L’ancien ambassadeur et ancien député Khalfa Mammeri, qui a consacré plusieurs ouvrages historiques pour rétablir la vérité sur la mort de Abane Ramdane était convié hier au Forum hebdomadaire d’El Moudjahid pour parler de « l’architecte de la révolution » à l’occasion du 55 anniversaire de son assassinat, le 22 décembre 1955.
Le fait que le journal El Moudjahid, qu’il avait pourtant créé lui-même décide d’en parler , est un signal fort de la part des autorités. C’est du moins ainsi que Khalfa Mammeri interprète son invitation par le journal El Moudjahid.
“Je suis très ému. C’est la première fois qu’on m’invite officiellement à parler de Abane Ramdane.
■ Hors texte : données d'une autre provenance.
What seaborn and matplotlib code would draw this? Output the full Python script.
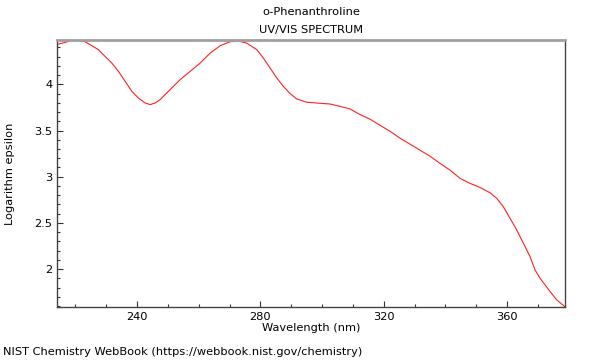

Il faut reconnaître aux institutions officielles le courage de réhabiliter Abane et de le réintégrer au patrimoine national”, a déclaré M. Mammeri en substance dans sa conférence.
Le président de l’association “Machaâl Echahid”, M. Mohamed Abbad, qui a coorganisé avec le quotidien El Moudjahid cette conférence sur Abane, à l’occasion du cinquantenaire de l’indépendance et du 55e anniversaire de sa “mort”, a répondu que le Forum était ouvert à tous les chercheurs dans le domaine de l’histoire nationale.
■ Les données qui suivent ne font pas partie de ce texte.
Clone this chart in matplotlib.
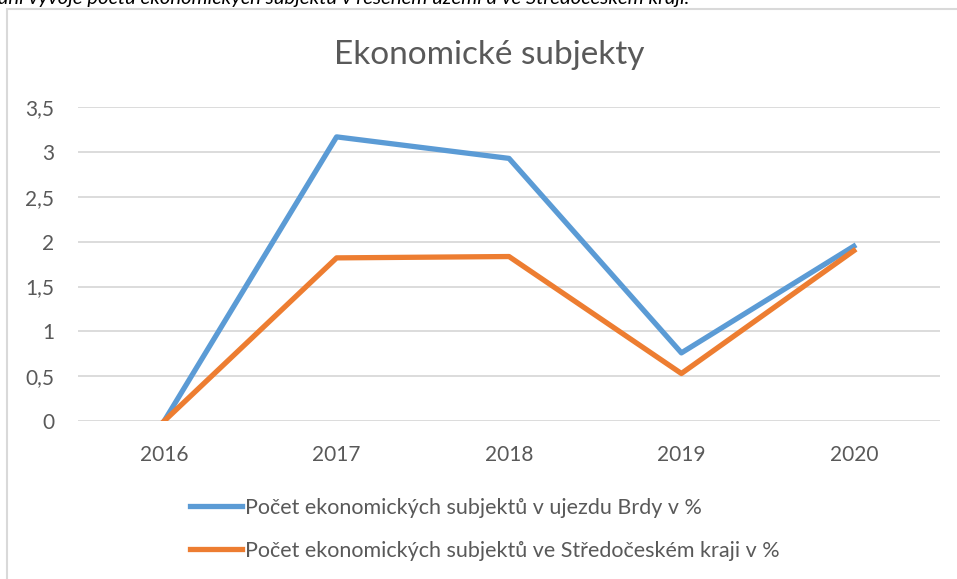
import matplotlib.pyplot as plt
from matplotlib.patches import Rectangle

roky = ['2016', '2017', '2018', '2019', '2020']
brdy = [0.0, 3.17, 2.93, 0.76, 1.95]
kraj = [0.0, 1.82, 1.835, 0.53, 1.90]
y_ticks = [0, 0.5, 1, 1.5, 2, 2.5, 3, 3.5]
y_labels = ['0', '0,5', '1', '1,5', '2', '2,5', '3', '3,5']

nazev = 'Ekonomické subjekty'
popisek_brdy = 'Počet ekonomických subjektů v ujezdu Brdy v %'
popisek_kraj = 'Počet ekonomických subjektů ve Středočeském kraji v %'
titulek = 'ání vývoje počtu ekonomických subjektů v řešeném území a ve Středočeském kraji.'

plt.rcParams['font.family'] = ['Lato', 'DejaVu Sans']

W, H = 957, 579
fig = plt.figure(figsize=(W / 100, H / 100), dpi=100)

# ramecek grafu (jen levy a horni okraj je videt)
fig.patches.append(Rectangle((7 / W, -0.1), 1.2, 1 - 9 / H + 0.1, transform=fig.transFigure,
                             fill=False, edgecolor='#d9d9d9', linewidth=1.5))

# orezany popisek nad grafem
fig.text(-2 / W, 1 - 4 / H, titulek, fontsize=14.6, style='italic', color='black',
         ha='left', va='baseline')

ax = fig.add_axes([78 / W, 1 - 421 / H, (940 - 78) / W, (421 - 107.3) / H])
x = range(len(roky))
ax.plot(x, brdy, color='#5B9BD5', linewidth=3.8, label=popisek_brdy, zorder=3)
ax.plot(x, kraj, color='#ED7D31', linewidth=3.8, label=popisek_kraj, zorder=3)

ax.set_xlim(-0.5, len(roky) - 0.5)
ax.set_ylim(0, 3.5)
ax.set_xticks(list(x))
ax.set_xticklabels(roky)
ax.set_yticks(y_ticks)
ax.set_yticklabels(y_labels)
ax.tick_params(axis='both', length=0, labelsize=15, labelcolor='#595959')
ax.tick_params(axis='y', pad=17)
ax.tick_params(axis='x', pad=17)
ax.grid(axis='y', color='#d9d9d9', linewidth=1.3)
ax.set_axisbelow(True)
for s in ax.spines.values():
    s.set_visible(False)

fig.text(489 / W, 1 - 55 / H, nazev, fontsize=24, color='#595959', ha='center', va='center')

ax.legend(loc='upper left', bbox_to_anchor=(190 / W, 1 - 498 / H), bbox_transform=fig.transFigure,
          frameon=False, fontsize=15.5, labelcolor='#595959', handlelength=2.4,
          handletextpad=0.15, labelspacing=1.05, borderpad=0, borderaxespad=0)

fig.savefig('out.png', dpi=100)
Dans sa communication, M. Mammeri, qui fait des recherches sur la guerre de libération nationale, notamment, sur Abane Ramdane, depuis 30 ans, a revisité le parcours du fils de Azzouza (Tizi Ouzou), depuis sa sortie de prison en janvier 1955, insistant sur son engagement dans la Révolution quelques jours après sa libération.
Pour le conférencier, Abane, ancien militant du Parti du peuple algérien (PPA), était un homme “exceptionnel”, en ce sens qu’il était, à la fois, un intellectuel et un homme d’action qui avait “une haute conscience de ce que doit être la Révolution”.
Abane a le mérite d’avoir unifié tous les courants politiques derrière le Front de libération (FLN) pour l’indépendance de l’Algérie, d’avoir participé à la création des institutions de la Révolution algérienne, lors du congrès de la Soummam et d’avoir imaginé une Algérie démocratique et sociale après la libération, a-t-il résumé.
“Il y a un fossé civilisationnel entre Abane et les autres (les résistants à la colonisation depuis 1830). (…) C’est la première fois que la France rencontre en face d’elle un personnage d’un niveau culturel et intellectuel incomparable”, a soutenu M. Mammeri.
A ce titre, il a regretté le fait qu’on ne donne pas “suffisamment” d’importance à certains hommes exceptionnels, pourtant il ne sont pas nombreux. Les moudjahidine qui ont eu à connaître ou à travailler de près avec Abane, tels que Me Ali Haroun, M. Tahar Gaïd et M. Hassan Idir, et qui ont témoigné lors de cette conférence, ont surtout apprécié chez lui son intelligence perceptible dans ses analyses de la situation de la Révolution.
Les témoins n’ont pas manqué de se poser des questions sur les raisons de la “mort” de Abane le 27 décembre 1957 au Maroc, “des mains de ses frères de combats”. Ali Haroun était le premier à poser la question sur les raisons de la mort de l’architecte du congrès de la Soummam.
Cependant, si Me Haroun a soulevé l’hypothèse d’une probable lutte de pouvoir au sein des organes de décision du FLN, dont Abane aurait fait les frais, Hassan Idir, lui, s’est voulu tranchant: “Abane, en tant que révolutionnaire, ne peut être tué que par des contre-révolutionnaires”.